Post-Exploitation and Maintaining Access
Post-exploitation is about two things: demonstrating the impact and maintaining access (if the rules of engagement allow). Once I have a shell, I immediately look for ways to escalate my privileges. On Windows, this might involve looking for unquoted service paths or insecure service permissions. I've compiled a Windows privilege escalation cheatsheet that I keep open during every engagement.
Maintaining access (persistence) is usually done by creating a new user, installing a beacon, or adding a scheduled task. However, in a standard pentest, you often skip persistence to avoid leaving "backdoors" in the client's environment. Instead, you focus on data exfiltration—showing the client that you *could* have stolen their sensitive data.
I look for:
- Configuration files containing cleartext database credentials.
- Internal wiki pages (Confluence/Jira) with "temporary" passwords.
- SSH keys in
~/.ssh/folders. - Browser-stored passwords and cookies.
This is where the value of the pentest is proven. Showing a screenshot of the CEO's "Personal" folder or the company's payroll database is much more convincing than a list of missing patches.
Reporting: Turning Technical Findings into Actionable Security
The report is the only tangible product the client receives. If your report is bad, the whole pentest is seen as bad, regardless of how "elite" your exploits were. A professional network penetration testing methodology must include a clear reporting phase. I structure my reports with an Executive Summary for management and a Technical Breakdown for the IT team.
Every finding needs three things:
- Evidence: Screenshots, logs, or command output proving the vulnerability exists.
- Impact: What can an attacker actually do? (e.g., "Full takeover of the Domain Controller").
- Remediation: Don't just say "Fix it." Provide specific steps, like "Enable SMB signing" or "Apply KB5000802."
I also include a "Clean-up" section.

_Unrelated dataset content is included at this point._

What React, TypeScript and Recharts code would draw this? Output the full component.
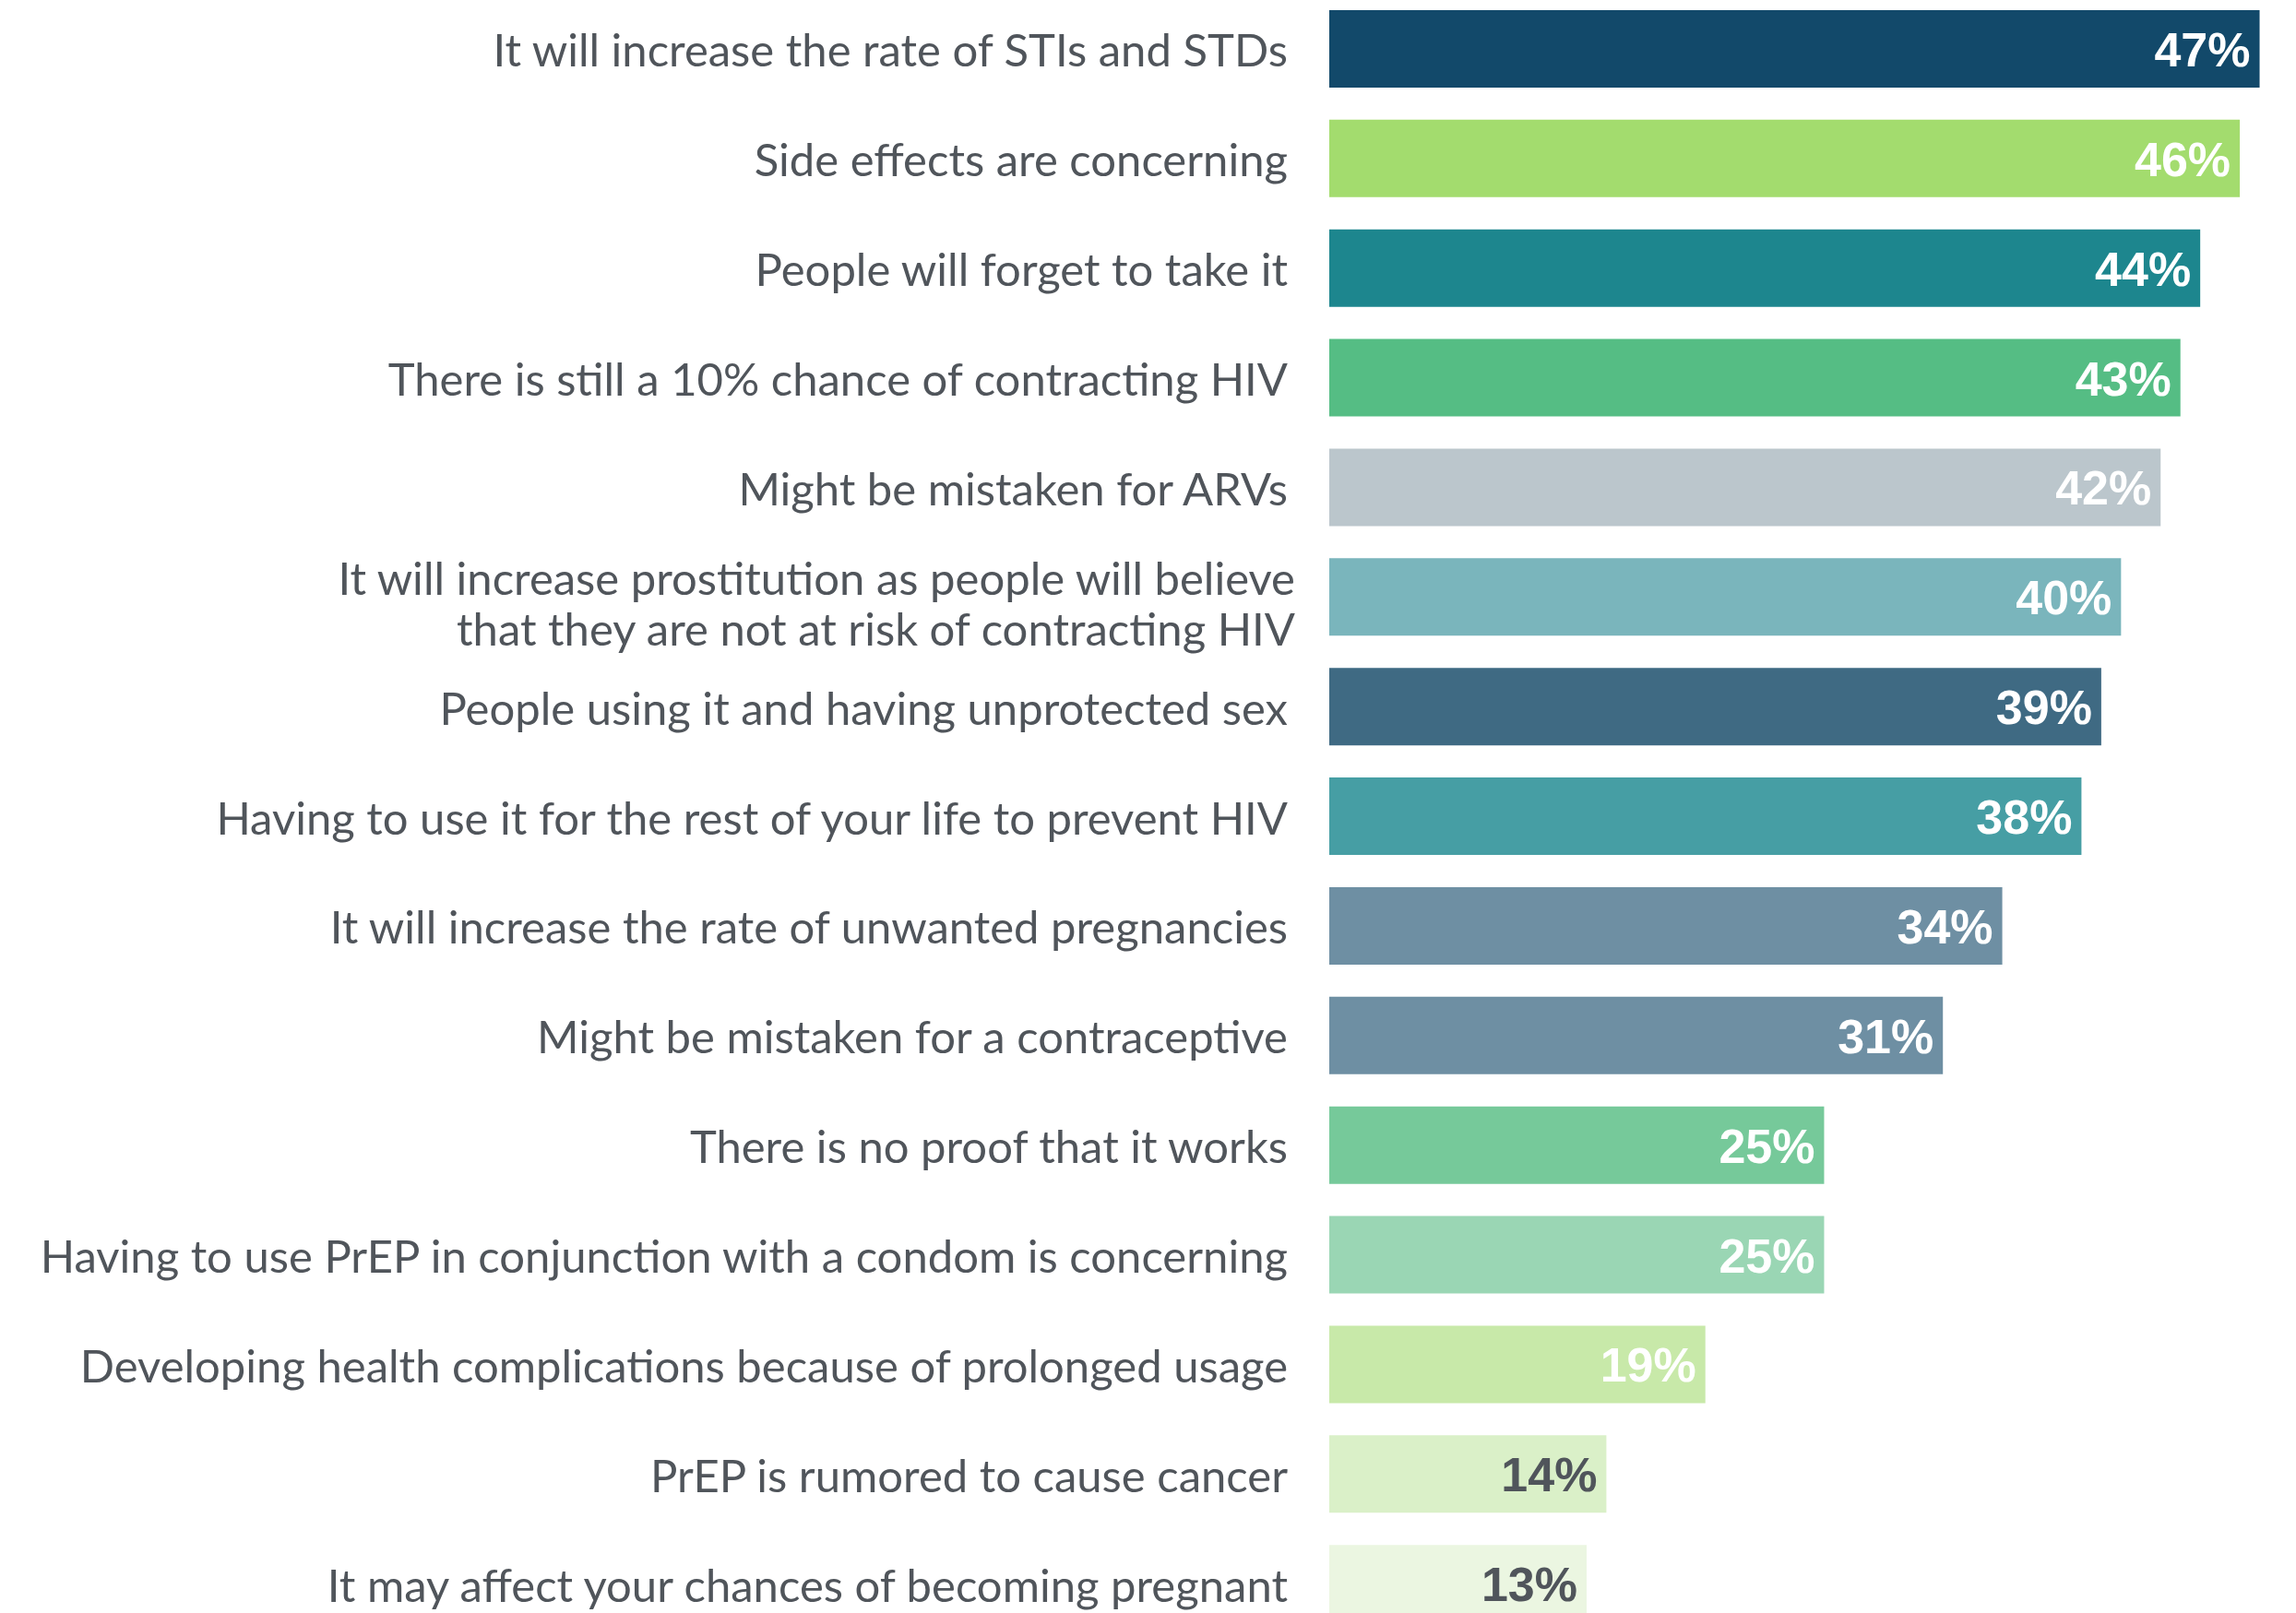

I list every account I created, every file I uploaded, and every configuration I changed. This allows the client to revert the environment to its original state. Being a "White Hat" means being responsible and professional, not just breaking things.
Frequently Asked Questions
What is the difference between a vulnerability assessment and a penetration test?

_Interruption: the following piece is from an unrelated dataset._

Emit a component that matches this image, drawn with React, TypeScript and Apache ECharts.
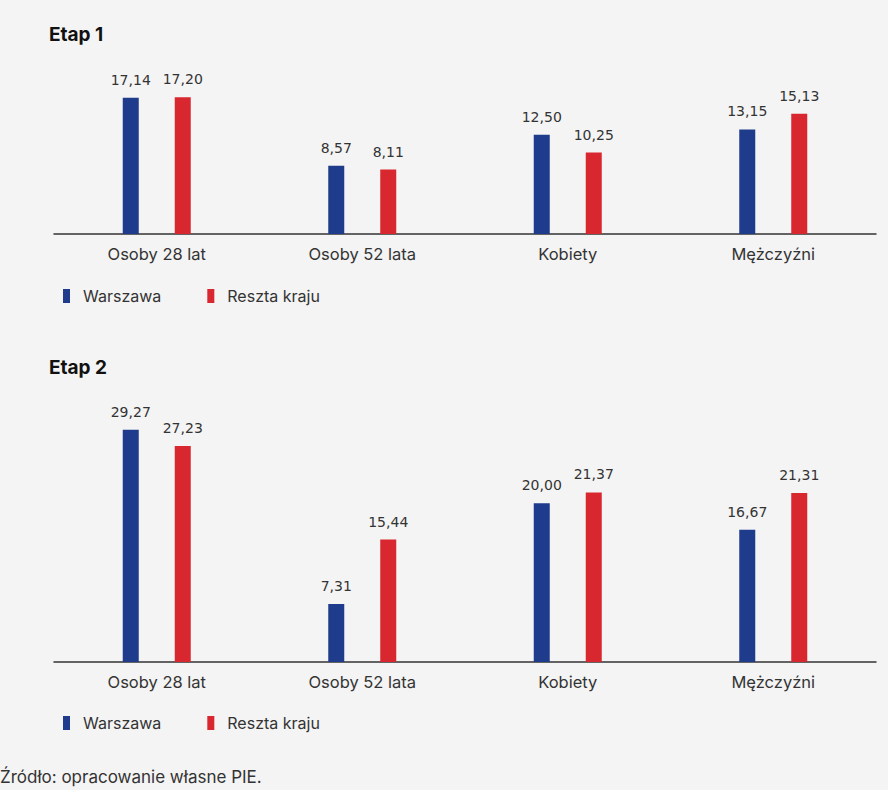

A vulnerability assessment is a passive or automated search for known security weaknesses without attempting to exploit them. A penetration test goes a step further by actively exploiting those weaknesses to demonstrate the real-world impact and find vulnerabilities that automated tools miss.

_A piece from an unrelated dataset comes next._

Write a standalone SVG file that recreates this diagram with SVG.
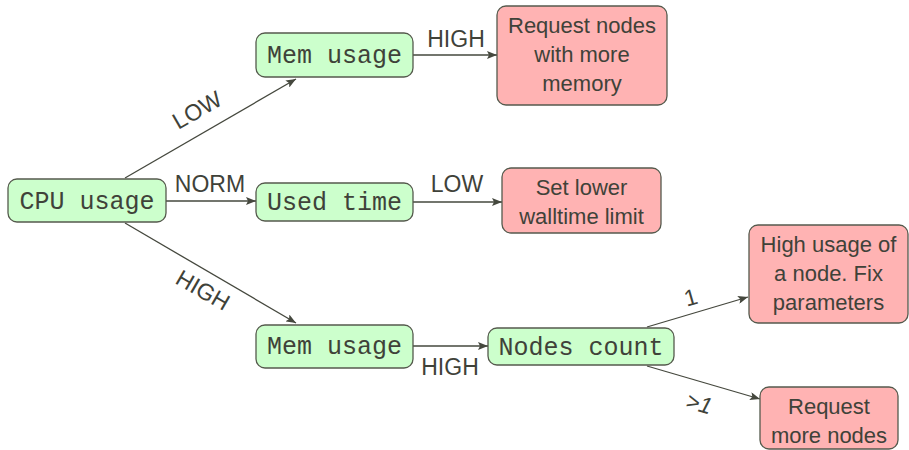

How often should a company perform a network penetration test?
Most industry standards, like PCI DSS, recommend at least one comprehensive penetration test per year. However, I suggest performing a test whenever significant changes are made to the network infrastructure or after a major security incident.
Which methodology is best for network penetration testing?
The Penetration Testing Execution Standard (PTES) is widely considered the most comprehensive framework. It covers everything from pre-engagement to post-exploitation, ensuring a consistent and high-quality result for both the tester and the client.
Can penetration testing damage a live network?
There is always a small risk when running exploits on production systems, but a professional methodology minimizes this. By using "safe" exploits and coordinating closely with the client's IT team, you can perform a thorough test without causing downtime or data loss.